[Records]
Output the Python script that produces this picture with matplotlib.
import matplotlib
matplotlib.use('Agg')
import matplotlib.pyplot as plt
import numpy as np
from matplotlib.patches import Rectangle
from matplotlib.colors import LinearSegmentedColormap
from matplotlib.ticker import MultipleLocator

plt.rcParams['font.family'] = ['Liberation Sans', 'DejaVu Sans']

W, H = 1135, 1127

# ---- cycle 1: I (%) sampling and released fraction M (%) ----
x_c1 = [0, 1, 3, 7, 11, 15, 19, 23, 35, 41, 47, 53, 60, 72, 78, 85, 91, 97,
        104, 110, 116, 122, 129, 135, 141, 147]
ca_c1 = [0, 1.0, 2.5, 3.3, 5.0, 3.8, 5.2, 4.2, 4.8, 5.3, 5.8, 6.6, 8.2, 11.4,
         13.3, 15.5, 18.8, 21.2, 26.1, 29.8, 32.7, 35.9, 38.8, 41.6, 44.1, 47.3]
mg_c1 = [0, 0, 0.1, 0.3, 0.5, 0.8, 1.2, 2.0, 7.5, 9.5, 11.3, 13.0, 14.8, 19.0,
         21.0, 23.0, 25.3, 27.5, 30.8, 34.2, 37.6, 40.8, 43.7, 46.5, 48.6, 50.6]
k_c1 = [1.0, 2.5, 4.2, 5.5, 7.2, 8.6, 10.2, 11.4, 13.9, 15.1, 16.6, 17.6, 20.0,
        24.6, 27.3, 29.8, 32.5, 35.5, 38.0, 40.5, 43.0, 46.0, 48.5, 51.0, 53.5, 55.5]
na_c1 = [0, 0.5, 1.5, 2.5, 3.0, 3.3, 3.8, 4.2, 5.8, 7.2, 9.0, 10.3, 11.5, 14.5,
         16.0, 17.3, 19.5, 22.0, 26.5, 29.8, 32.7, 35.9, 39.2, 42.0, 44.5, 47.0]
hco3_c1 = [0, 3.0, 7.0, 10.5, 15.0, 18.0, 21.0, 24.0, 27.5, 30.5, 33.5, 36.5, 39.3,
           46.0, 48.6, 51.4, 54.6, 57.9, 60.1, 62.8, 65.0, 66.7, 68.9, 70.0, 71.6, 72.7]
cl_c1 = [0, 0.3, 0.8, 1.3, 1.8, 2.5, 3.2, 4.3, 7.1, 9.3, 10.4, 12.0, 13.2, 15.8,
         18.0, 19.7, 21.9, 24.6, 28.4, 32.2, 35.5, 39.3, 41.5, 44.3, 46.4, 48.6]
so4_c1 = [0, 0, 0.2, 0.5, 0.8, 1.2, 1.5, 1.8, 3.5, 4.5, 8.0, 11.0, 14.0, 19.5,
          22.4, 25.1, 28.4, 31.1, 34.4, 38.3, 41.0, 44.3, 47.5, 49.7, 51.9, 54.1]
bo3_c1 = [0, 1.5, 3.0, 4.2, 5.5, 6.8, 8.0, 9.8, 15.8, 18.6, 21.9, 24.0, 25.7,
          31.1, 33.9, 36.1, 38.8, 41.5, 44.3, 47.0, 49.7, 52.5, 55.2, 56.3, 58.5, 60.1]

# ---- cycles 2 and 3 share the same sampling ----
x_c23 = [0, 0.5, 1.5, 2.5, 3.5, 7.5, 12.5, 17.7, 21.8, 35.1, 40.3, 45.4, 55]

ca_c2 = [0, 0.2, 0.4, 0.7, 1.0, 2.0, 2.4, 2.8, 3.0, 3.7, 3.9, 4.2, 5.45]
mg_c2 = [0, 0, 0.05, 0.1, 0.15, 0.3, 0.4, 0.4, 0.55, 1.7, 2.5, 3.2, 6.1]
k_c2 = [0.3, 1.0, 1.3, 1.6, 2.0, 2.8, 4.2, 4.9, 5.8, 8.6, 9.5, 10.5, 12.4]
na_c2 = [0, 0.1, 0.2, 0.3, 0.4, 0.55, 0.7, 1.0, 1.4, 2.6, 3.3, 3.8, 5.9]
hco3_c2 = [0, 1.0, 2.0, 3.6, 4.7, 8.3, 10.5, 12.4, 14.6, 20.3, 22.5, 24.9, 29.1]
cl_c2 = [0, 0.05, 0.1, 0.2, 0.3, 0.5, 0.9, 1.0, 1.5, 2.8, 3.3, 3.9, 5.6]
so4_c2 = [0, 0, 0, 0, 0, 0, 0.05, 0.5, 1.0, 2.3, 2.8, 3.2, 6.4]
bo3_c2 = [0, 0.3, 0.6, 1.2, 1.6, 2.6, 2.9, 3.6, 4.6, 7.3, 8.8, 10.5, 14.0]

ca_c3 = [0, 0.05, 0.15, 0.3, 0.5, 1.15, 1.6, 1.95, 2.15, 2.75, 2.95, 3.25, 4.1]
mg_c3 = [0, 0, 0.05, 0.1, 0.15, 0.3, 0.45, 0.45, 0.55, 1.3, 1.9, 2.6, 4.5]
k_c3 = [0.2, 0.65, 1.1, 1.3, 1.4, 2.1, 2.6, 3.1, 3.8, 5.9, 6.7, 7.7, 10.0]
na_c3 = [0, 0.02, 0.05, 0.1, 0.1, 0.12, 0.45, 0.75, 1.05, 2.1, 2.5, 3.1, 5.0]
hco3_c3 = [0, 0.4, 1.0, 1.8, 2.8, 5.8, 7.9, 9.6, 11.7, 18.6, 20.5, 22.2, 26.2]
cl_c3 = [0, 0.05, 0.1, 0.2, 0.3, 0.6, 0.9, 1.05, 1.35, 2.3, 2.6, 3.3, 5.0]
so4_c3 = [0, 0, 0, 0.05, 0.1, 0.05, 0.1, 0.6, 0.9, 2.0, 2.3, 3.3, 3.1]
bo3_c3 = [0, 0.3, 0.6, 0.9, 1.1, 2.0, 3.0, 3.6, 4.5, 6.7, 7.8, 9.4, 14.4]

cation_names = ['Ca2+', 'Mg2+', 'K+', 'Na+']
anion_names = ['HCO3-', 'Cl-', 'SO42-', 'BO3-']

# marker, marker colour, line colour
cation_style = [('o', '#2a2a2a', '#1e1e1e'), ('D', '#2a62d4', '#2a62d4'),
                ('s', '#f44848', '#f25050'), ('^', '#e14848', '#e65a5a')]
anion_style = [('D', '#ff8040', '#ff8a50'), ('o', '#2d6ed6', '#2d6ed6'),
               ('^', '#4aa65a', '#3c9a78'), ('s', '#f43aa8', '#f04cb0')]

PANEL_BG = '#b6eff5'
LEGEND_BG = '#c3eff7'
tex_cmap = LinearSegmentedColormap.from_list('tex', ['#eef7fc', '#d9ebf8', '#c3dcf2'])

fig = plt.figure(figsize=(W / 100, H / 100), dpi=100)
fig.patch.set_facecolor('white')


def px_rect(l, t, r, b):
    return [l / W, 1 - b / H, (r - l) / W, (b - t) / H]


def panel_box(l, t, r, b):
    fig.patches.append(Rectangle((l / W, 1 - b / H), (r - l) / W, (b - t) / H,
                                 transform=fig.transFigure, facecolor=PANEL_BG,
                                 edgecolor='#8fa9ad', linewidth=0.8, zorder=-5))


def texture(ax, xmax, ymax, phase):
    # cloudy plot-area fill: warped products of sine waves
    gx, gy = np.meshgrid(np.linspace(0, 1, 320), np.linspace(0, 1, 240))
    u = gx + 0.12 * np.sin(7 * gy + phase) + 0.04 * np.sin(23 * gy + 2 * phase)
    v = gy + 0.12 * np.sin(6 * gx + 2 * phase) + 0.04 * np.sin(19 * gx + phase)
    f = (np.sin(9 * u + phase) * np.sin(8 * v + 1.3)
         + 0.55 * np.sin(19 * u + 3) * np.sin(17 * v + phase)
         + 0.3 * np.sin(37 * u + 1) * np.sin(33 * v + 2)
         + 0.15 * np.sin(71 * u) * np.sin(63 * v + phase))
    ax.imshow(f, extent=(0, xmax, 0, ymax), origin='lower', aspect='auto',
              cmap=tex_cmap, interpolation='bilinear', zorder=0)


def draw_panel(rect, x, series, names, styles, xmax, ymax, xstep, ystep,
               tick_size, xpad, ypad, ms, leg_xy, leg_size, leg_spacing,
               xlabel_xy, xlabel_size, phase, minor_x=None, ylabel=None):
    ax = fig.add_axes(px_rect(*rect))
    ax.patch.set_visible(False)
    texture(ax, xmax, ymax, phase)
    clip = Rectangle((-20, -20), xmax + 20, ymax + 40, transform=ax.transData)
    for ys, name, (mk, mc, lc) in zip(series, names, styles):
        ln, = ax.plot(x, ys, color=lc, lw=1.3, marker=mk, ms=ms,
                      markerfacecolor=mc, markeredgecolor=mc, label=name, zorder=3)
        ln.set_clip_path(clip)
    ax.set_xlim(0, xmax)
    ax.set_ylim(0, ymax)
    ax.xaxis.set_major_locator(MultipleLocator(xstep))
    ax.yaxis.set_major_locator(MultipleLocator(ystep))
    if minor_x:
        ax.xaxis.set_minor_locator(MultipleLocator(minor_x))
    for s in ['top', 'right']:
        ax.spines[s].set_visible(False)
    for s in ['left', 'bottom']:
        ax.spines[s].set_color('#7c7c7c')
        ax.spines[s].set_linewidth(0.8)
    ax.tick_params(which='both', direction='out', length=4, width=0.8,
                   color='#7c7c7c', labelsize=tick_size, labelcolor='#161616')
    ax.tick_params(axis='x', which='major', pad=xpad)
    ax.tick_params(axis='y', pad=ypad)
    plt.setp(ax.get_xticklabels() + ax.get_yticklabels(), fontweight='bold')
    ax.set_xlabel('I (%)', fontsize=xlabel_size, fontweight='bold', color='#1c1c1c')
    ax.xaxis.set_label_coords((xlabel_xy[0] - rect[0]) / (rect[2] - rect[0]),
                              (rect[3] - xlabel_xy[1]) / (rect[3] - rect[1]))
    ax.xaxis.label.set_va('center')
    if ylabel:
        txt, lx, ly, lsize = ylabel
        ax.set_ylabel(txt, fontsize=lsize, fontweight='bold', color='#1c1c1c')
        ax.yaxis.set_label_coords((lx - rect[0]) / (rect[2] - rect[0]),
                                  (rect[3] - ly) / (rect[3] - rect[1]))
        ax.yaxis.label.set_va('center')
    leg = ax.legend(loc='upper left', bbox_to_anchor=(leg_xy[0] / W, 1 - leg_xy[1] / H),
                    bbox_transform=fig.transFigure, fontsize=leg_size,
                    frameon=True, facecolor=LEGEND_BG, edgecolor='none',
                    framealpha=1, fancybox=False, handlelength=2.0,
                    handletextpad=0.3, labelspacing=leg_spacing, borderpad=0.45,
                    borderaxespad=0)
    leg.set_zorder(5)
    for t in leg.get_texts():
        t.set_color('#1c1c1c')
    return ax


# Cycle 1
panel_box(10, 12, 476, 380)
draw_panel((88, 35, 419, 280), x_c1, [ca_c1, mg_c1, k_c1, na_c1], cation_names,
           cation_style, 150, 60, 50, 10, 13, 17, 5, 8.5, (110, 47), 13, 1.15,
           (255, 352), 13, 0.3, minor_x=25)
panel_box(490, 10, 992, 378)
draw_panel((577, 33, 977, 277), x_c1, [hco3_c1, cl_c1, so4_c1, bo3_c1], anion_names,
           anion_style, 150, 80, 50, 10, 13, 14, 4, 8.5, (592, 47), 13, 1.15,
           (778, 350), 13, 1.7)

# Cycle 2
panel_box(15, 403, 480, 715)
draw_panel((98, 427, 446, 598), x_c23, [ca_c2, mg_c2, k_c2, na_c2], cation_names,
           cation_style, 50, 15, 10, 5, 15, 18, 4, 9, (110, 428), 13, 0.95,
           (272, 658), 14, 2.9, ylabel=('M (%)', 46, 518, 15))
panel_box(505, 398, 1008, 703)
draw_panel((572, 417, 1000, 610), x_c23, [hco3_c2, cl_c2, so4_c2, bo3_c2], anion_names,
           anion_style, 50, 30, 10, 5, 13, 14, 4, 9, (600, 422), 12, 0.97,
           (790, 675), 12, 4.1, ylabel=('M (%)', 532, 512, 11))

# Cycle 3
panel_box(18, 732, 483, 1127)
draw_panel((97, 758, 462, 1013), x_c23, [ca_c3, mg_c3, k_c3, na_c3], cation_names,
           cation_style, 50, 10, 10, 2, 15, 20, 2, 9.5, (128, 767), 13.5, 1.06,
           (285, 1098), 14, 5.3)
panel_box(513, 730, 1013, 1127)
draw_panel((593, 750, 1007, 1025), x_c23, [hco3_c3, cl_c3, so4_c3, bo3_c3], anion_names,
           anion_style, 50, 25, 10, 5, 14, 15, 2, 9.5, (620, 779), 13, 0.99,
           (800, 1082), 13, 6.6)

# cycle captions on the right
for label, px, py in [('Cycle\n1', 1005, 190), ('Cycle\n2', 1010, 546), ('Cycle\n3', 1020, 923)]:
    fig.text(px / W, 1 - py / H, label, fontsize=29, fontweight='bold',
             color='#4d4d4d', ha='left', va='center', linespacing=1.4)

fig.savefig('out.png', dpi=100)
--
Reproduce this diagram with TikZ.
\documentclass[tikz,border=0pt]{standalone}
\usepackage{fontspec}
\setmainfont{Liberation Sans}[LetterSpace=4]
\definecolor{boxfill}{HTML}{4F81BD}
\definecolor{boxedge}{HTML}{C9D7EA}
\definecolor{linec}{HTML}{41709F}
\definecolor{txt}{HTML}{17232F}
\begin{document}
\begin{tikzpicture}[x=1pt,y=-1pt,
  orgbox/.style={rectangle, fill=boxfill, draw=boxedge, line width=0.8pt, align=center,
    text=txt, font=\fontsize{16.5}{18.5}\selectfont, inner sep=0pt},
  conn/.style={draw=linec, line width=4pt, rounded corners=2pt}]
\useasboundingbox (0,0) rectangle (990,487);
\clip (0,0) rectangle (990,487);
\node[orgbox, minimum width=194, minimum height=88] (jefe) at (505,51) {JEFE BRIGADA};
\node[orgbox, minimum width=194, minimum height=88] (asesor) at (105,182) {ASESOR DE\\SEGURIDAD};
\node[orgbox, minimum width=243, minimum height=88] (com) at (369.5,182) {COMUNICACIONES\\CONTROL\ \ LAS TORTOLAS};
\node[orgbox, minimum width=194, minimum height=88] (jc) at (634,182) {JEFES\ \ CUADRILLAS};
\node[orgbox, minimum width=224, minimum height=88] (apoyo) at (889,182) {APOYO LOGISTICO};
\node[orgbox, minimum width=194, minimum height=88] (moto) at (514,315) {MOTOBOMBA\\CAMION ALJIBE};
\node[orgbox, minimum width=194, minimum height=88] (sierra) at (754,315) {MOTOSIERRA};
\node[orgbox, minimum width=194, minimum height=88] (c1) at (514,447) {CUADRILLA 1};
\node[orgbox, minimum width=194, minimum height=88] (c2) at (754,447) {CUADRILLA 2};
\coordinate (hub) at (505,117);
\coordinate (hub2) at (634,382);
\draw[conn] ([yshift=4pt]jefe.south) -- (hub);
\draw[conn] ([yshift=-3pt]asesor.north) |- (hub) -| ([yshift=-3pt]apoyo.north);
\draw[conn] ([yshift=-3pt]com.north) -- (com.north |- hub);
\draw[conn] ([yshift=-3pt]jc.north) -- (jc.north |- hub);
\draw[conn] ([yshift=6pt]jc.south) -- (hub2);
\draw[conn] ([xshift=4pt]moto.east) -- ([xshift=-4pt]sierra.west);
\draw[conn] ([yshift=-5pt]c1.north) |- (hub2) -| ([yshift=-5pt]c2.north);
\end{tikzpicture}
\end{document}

> EXERCISE OBJECTIVE
From the line that contains "Output the Python" through the line that contains "W, H = 1135, 1127", reproduce every line exactly, both end lines included.

> OUTPUT
Output the Python script that produces this picture with matplotlib.
import matplotlib
matplotlib.use('Agg')
import matplotlib.pyplot as plt
import numpy as np
from matplotlib.patches import Rectangle
from matplotlib.colors import LinearSegmentedColormap
from matplotlib.ticker import MultipleLocator

plt.rcParams['font.family'] = ['Liberation Sans', 'DejaVu Sans']

W, H = 1135, 1127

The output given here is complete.